Only one stretch of the data below should be repeated: the lines from the line containing "Give me the Plotly source for this chart." through the line containing "fig = go.Figure()", inclusive, exactly as they are.

* START DATA SECTION *

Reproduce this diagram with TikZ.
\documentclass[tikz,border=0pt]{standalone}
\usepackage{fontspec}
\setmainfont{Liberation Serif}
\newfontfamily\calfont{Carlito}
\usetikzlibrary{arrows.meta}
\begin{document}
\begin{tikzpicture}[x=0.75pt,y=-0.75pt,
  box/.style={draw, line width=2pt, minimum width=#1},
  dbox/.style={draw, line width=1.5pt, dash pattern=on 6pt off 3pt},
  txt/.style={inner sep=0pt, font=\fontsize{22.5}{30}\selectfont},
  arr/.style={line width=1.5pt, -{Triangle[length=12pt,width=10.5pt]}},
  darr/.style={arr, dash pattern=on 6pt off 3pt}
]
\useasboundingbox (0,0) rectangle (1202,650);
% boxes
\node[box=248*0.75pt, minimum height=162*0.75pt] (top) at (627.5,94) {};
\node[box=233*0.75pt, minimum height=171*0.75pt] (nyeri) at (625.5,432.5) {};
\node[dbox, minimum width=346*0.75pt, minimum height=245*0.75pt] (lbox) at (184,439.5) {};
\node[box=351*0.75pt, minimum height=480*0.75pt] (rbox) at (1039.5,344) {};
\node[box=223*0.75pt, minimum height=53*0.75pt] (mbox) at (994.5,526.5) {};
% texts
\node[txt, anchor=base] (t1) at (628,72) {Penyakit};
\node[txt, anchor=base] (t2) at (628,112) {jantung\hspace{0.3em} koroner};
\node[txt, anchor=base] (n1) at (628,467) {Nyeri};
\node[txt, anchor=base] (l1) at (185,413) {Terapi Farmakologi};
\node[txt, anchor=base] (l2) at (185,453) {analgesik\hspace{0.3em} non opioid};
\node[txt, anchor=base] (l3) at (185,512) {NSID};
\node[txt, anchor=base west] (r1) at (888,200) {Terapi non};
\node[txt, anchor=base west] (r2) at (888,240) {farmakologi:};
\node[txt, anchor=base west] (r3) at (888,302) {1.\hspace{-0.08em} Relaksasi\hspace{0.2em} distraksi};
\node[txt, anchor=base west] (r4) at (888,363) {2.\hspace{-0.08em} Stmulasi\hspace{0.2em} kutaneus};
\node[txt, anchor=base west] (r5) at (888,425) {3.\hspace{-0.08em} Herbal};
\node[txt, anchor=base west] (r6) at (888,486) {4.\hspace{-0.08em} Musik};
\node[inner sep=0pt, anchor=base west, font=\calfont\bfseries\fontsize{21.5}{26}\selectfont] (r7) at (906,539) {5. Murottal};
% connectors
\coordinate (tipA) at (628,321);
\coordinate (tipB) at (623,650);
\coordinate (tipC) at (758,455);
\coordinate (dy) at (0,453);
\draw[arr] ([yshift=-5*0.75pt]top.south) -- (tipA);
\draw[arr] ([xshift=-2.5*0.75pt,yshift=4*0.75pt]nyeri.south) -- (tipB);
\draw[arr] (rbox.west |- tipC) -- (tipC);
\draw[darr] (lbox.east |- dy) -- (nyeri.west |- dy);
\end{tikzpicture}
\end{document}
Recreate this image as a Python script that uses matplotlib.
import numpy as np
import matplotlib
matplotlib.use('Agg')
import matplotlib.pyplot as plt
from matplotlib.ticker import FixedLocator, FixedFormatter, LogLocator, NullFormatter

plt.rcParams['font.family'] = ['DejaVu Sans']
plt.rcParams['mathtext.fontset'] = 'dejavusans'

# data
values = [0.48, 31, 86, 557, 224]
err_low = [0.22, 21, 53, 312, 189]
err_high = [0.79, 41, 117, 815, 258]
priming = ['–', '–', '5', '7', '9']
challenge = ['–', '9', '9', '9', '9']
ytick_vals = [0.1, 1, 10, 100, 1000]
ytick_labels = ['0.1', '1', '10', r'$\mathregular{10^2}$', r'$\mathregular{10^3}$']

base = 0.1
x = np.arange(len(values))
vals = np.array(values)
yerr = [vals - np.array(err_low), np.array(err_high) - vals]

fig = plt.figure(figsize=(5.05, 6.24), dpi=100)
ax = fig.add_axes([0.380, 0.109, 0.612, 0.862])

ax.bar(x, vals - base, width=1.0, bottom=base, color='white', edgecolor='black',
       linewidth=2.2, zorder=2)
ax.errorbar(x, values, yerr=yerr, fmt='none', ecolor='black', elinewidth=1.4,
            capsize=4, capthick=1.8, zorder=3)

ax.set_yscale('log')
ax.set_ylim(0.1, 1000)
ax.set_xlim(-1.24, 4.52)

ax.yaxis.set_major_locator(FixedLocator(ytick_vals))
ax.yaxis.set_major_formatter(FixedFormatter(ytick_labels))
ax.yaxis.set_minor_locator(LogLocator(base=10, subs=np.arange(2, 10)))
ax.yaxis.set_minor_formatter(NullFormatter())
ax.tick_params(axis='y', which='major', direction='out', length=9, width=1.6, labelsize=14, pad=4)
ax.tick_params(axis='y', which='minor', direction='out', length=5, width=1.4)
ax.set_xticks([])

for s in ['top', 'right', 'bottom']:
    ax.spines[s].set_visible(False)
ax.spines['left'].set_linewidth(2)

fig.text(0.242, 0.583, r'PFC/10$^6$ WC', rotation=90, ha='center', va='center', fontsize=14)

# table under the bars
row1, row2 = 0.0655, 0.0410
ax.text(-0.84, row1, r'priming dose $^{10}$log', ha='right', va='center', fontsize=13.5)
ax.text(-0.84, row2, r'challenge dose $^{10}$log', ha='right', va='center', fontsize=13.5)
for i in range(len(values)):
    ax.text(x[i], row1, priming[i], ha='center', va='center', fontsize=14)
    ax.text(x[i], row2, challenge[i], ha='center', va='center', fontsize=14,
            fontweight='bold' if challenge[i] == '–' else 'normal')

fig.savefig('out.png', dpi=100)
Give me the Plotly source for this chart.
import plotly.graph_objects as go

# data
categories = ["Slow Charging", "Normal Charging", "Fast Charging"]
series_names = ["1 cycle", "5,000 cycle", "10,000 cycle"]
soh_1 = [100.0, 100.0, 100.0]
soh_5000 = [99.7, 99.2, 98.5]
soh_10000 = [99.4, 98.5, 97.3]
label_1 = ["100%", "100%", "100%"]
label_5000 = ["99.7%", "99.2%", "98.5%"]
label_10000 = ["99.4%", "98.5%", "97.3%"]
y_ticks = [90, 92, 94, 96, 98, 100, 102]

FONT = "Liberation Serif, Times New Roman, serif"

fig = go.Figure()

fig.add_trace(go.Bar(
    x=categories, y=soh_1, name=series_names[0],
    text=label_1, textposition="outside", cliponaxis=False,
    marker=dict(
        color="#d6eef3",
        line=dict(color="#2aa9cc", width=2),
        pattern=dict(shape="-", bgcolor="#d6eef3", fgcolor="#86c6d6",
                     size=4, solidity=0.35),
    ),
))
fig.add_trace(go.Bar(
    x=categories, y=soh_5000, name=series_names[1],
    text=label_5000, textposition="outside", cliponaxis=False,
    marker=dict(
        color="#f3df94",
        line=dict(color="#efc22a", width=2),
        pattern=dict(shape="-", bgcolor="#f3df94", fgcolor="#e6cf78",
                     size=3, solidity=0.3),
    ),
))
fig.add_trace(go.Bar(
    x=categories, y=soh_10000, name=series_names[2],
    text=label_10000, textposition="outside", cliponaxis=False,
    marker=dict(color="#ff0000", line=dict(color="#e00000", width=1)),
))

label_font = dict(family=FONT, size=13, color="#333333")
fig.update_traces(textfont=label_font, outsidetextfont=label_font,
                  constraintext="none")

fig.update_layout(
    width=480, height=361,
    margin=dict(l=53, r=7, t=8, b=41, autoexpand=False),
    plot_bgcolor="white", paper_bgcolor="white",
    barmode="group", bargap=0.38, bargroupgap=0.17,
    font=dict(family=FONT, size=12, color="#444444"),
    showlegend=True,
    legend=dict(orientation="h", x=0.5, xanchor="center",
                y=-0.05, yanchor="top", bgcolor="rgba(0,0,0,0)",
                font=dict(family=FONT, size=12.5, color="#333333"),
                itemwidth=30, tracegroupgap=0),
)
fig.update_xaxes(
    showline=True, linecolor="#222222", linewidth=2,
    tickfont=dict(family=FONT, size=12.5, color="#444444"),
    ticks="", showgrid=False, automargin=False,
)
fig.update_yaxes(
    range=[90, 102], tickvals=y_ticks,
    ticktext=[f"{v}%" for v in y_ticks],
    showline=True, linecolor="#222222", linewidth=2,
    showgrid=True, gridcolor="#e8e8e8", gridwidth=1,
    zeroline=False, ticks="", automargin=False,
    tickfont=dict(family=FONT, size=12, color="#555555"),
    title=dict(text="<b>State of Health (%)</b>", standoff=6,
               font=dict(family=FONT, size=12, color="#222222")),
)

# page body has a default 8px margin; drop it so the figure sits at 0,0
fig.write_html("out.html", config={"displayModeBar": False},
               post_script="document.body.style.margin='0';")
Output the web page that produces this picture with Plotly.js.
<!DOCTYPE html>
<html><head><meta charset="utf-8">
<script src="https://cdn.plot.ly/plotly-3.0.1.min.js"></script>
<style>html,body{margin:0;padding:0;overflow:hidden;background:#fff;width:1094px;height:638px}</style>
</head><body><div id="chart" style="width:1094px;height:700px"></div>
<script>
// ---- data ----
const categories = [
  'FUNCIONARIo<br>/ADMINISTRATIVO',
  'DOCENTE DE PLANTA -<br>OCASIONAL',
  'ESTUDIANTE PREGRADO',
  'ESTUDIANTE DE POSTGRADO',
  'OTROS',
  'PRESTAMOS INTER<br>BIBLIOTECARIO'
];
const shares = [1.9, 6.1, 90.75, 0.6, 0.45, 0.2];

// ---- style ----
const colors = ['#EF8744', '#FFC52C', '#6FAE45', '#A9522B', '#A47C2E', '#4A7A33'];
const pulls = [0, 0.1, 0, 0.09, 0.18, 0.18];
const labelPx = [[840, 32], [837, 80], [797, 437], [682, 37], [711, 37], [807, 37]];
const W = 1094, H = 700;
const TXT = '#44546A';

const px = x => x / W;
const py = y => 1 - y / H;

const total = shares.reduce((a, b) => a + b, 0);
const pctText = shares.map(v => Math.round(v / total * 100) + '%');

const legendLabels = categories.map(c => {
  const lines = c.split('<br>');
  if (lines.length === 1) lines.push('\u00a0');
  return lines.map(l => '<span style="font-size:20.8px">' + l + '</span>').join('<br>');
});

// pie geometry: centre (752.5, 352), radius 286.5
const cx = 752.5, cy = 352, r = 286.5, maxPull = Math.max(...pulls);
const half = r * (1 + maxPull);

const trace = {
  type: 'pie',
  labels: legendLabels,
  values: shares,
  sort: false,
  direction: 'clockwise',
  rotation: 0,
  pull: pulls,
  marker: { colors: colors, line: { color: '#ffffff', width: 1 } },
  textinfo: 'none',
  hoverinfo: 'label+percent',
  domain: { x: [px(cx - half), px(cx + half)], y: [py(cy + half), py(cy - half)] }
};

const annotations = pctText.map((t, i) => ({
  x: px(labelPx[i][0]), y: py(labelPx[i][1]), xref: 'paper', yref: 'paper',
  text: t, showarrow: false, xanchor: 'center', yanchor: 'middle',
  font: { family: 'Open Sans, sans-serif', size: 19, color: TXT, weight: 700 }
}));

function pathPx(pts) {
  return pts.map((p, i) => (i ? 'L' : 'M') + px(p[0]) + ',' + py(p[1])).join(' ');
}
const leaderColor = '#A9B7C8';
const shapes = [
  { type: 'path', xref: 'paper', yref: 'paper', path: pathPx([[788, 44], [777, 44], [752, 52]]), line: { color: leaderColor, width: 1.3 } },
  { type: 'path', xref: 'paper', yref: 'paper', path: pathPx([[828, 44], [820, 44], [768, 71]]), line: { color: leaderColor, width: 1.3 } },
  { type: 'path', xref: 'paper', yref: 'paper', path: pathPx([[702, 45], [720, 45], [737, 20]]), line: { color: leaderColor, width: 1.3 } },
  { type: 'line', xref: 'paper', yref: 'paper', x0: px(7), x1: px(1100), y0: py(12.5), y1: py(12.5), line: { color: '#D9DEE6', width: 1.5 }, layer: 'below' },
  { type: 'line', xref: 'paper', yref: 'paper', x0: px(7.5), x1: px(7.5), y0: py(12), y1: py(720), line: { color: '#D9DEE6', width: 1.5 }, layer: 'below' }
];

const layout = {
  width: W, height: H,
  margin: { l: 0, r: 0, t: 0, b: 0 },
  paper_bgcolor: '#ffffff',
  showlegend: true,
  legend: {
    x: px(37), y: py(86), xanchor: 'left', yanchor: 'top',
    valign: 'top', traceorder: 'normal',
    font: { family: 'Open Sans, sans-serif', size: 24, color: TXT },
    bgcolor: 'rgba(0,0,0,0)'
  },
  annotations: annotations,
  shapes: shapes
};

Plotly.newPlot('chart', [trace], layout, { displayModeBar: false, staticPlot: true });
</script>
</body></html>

* END DATA SECTION *

**PROBLEM SOLUTION**
Give me the Plotly source for this chart.
import plotly.graph_objects as go

# data
categories = ["Slow Charging", "Normal Charging", "Fast Charging"]
series_names = ["1 cycle", "5,000 cycle", "10,000 cycle"]
soh_1 = [100.0, 100.0, 100.0]
soh_5000 = [99.7, 99.2, 98.5]
soh_10000 = [99.4, 98.5, 97.3]
label_1 = ["100%", "100%", "100%"]
label_5000 = ["99.7%", "99.2%", "98.5%"]
label_10000 = ["99.4%", "98.5%", "97.3%"]
y_ticks = [90, 92, 94, 96, 98, 100, 102]

FONT = "Liberation Serif, Times New Roman, serif"

fig = go.Figure()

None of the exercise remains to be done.